▸ **AVAILABLE DATA**
__________

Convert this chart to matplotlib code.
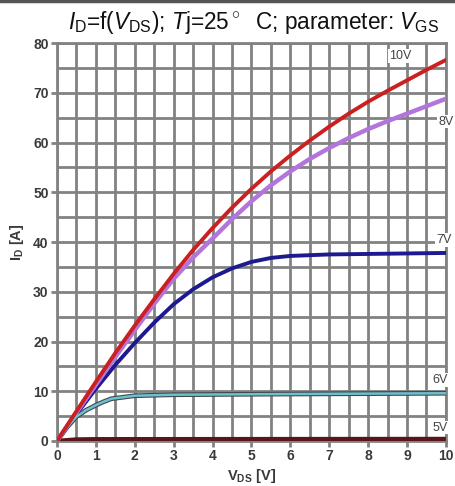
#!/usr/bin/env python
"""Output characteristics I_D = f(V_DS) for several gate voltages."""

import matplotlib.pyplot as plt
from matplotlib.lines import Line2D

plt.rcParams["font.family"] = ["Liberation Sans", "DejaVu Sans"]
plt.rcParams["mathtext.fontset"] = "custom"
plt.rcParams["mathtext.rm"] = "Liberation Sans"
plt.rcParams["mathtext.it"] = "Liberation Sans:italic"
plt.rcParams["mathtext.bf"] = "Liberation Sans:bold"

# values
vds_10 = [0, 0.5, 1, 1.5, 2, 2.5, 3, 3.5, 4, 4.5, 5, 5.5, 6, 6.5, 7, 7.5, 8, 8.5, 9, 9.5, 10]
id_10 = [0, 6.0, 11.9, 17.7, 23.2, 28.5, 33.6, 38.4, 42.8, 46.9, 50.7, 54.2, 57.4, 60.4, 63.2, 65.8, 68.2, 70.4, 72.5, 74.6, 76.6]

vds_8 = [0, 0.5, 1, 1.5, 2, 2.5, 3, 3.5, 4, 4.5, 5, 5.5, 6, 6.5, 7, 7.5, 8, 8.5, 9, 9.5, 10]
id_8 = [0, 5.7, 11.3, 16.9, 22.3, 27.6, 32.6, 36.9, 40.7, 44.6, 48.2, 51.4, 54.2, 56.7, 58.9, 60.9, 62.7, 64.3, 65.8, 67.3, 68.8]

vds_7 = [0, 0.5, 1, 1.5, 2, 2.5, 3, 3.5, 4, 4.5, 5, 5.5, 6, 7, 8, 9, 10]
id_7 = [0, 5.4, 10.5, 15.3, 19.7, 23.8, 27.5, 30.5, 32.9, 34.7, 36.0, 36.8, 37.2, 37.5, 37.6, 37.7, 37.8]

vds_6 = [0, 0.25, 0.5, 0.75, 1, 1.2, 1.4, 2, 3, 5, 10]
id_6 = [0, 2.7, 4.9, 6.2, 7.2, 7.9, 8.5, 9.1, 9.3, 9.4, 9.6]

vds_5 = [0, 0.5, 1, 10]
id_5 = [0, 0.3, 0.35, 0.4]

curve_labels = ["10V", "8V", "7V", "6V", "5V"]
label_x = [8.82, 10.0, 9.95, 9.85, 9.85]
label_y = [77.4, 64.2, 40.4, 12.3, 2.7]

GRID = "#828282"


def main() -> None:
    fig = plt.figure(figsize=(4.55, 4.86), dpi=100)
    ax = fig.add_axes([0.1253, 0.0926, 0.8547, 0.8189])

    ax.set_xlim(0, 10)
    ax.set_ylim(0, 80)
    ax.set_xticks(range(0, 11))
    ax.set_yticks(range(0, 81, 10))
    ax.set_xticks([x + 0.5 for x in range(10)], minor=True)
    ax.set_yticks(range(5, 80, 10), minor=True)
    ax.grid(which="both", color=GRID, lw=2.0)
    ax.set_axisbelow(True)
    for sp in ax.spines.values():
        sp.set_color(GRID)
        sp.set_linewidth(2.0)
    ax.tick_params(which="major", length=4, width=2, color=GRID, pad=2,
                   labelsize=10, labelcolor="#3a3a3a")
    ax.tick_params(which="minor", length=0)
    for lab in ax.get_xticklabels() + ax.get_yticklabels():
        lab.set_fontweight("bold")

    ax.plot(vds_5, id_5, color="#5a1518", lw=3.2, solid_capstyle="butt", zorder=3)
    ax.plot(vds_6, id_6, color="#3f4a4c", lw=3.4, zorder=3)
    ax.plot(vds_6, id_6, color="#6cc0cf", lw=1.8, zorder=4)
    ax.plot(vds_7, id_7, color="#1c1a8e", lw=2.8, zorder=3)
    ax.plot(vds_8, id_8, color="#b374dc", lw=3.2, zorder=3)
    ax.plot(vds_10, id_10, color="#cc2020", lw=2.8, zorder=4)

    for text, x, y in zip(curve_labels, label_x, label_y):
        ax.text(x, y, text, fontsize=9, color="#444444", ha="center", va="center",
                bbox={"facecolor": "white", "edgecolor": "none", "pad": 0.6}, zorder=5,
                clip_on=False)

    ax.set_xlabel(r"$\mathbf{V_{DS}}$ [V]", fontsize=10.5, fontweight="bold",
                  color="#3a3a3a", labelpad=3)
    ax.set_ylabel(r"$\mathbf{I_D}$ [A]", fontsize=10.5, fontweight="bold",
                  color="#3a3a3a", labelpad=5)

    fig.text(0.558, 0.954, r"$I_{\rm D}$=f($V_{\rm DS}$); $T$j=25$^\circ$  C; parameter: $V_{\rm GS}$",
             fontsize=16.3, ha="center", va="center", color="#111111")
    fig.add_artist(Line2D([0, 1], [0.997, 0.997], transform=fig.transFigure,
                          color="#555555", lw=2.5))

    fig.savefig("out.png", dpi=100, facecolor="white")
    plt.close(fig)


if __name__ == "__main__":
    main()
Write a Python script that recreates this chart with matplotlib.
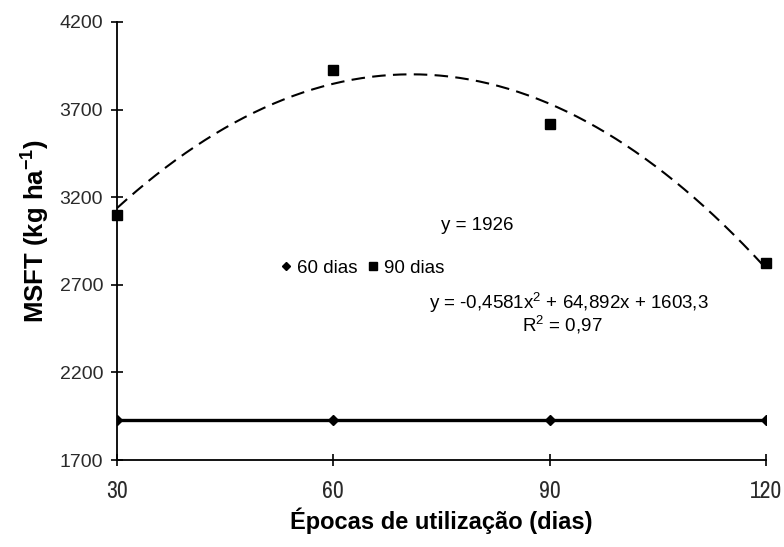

__________

Begin at the top of the records above and retype each line exactly until the line containing "ax = fig.add_axes([0.1253, 0.0926, 0.8547, 0.8189])", which is included. Skip all pictures.

▸ **RESULT FOR THIS TASK**
Convert this chart to matplotlib code.
#!/usr/bin/env python
"""Output characteristics I_D = f(V_DS) for several gate voltages."""

import matplotlib.pyplot as plt
from matplotlib.lines import Line2D

plt.rcParams["font.family"] = ["Liberation Sans", "DejaVu Sans"]
plt.rcParams["mathtext.fontset"] = "custom"
plt.rcParams["mathtext.rm"] = "Liberation Sans"
plt.rcParams["mathtext.it"] = "Liberation Sans:italic"
plt.rcParams["mathtext.bf"] = "Liberation Sans:bold"

# values
vds_10 = [0, 0.5, 1, 1.5, 2, 2.5, 3, 3.5, 4, 4.5, 5, 5.5, 6, 6.5, 7, 7.5, 8, 8.5, 9, 9.5, 10]
id_10 = [0, 6.0, 11.9, 17.7, 23.2, 28.5, 33.6, 38.4, 42.8, 46.9, 50.7, 54.2, 57.4, 60.4, 63.2, 65.8, 68.2, 70.4, 72.5, 74.6, 76.6]

vds_8 = [0, 0.5, 1, 1.5, 2, 2.5, 3, 3.5, 4, 4.5, 5, 5.5, 6, 6.5, 7, 7.5, 8, 8.5, 9, 9.5, 10]
id_8 = [0, 5.7, 11.3, 16.9, 22.3, 27.6, 32.6, 36.9, 40.7, 44.6, 48.2, 51.4, 54.2, 56.7, 58.9, 60.9, 62.7, 64.3, 65.8, 67.3, 68.8]

vds_7 = [0, 0.5, 1, 1.5, 2, 2.5, 3, 3.5, 4, 4.5, 5, 5.5, 6, 7, 8, 9, 10]
id_7 = [0, 5.4, 10.5, 15.3, 19.7, 23.8, 27.5, 30.5, 32.9, 34.7, 36.0, 36.8, 37.2, 37.5, 37.6, 37.7, 37.8]

vds_6 = [0, 0.25, 0.5, 0.75, 1, 1.2, 1.4, 2, 3, 5, 10]
id_6 = [0, 2.7, 4.9, 6.2, 7.2, 7.9, 8.5, 9.1, 9.3, 9.4, 9.6]

vds_5 = [0, 0.5, 1, 10]
id_5 = [0, 0.3, 0.35, 0.4]

curve_labels = ["10V", "8V", "7V", "6V", "5V"]
label_x = [8.82, 10.0, 9.95, 9.85, 9.85]
label_y = [77.4, 64.2, 40.4, 12.3, 2.7]

GRID = "#828282"


def main() -> None:
    fig = plt.figure(figsize=(4.55, 4.86), dpi=100)
    ax = fig.add_axes([0.1253, 0.0926, 0.8547, 0.8189])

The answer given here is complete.